The Sugar Plum Fairy has a concept of justice that might appeal to some, but hers is a merciless justice, bound by blind adherence to the idea that someone must always pay, even if it accomplishes nothing. Again, I don’t believe this is the way for our society to move forward. 

Paste: I’m also fascinated by the larger class struggle at work in this story — its constant focus on haves versus have-nots, and how people like Conrad and his family treat the least among us. Why did you find that such an important element to include? 

Johansen: It wasn’t really a choice. Social inequality plays big in all my work; I’m more or less helpless to keep it out. I simply can’t believe that in a world where we’ve launched the Webb telescope and traveled to the bottom of the Mariana Trench, some of us still can’t figure out how to be decent to each other and focus on the greater good.

I’m no scientist, obviously, but the latter seems like it should be easier than the former, not more difficult. Yet here we still sit, moving in the wrong direction. Until that changes, I’m guessing I will always write about it.

Paste: The Kingdom of Sweets is a pretty big swerve from your Queen of the Tearling series (which I adored, by the way). How was writing this kind of story different (or harder?) for you?

Both easier and harder, really. Kelsea was a very easy heroine for me to write, and since I moved away from her, I’ve had to almost re-learn the art of character development. The Tearling, too, is a world that I know well, and I’m not sure I’m quite as comfortable anywhere else.

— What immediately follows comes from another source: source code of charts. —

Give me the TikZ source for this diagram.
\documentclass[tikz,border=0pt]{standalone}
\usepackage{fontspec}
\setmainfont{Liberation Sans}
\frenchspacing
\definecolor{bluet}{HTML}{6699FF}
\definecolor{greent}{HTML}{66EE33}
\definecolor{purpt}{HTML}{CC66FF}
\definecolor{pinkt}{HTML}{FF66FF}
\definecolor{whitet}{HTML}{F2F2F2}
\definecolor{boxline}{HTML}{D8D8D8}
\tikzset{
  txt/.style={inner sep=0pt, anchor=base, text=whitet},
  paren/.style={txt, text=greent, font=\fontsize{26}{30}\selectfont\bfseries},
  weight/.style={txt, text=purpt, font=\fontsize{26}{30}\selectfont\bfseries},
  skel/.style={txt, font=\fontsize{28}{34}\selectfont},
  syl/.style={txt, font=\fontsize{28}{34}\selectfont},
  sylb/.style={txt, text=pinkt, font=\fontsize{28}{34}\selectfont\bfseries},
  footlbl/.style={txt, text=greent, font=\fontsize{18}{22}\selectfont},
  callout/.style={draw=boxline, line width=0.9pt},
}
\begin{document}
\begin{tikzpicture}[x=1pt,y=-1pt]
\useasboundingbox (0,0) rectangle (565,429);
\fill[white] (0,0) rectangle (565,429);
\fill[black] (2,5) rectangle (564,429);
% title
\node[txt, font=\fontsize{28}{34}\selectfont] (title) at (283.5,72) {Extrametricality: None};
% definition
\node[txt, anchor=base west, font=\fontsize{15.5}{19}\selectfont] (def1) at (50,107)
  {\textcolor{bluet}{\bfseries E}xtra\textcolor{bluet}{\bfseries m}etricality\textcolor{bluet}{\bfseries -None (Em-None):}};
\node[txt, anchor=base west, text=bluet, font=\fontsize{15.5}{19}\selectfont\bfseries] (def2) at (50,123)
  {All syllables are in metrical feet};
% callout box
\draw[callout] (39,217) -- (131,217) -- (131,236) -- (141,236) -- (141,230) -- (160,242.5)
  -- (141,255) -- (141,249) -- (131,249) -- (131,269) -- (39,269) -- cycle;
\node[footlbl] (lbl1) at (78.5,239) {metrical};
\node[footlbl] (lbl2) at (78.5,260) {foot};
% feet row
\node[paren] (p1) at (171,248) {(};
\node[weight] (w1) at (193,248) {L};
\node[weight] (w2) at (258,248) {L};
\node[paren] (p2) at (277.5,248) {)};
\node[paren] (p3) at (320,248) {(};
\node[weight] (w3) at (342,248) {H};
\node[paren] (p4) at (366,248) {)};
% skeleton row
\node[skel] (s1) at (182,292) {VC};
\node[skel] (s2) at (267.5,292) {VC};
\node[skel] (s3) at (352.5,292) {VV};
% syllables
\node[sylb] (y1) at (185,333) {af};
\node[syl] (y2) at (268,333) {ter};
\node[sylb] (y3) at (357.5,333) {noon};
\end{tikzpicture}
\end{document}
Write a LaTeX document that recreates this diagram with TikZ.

Paste: And my favorite question, always, what are you reading and writing right now? Do you read a lot of fantasy or are you drawn to other genres since you write in this one?

 Johansen: I read very little fantasy. I like horror fiction best, and while I can’t say for sure, I’m guessing that after dipping my toes in with The Kingdom of Sweets, my next move is a full dive straight in. So I’ve been brushing up on old favorites. Right now I’m re-reading Robert McCammon’s Stinger and Joe Hill’s Heart-Shaped Box.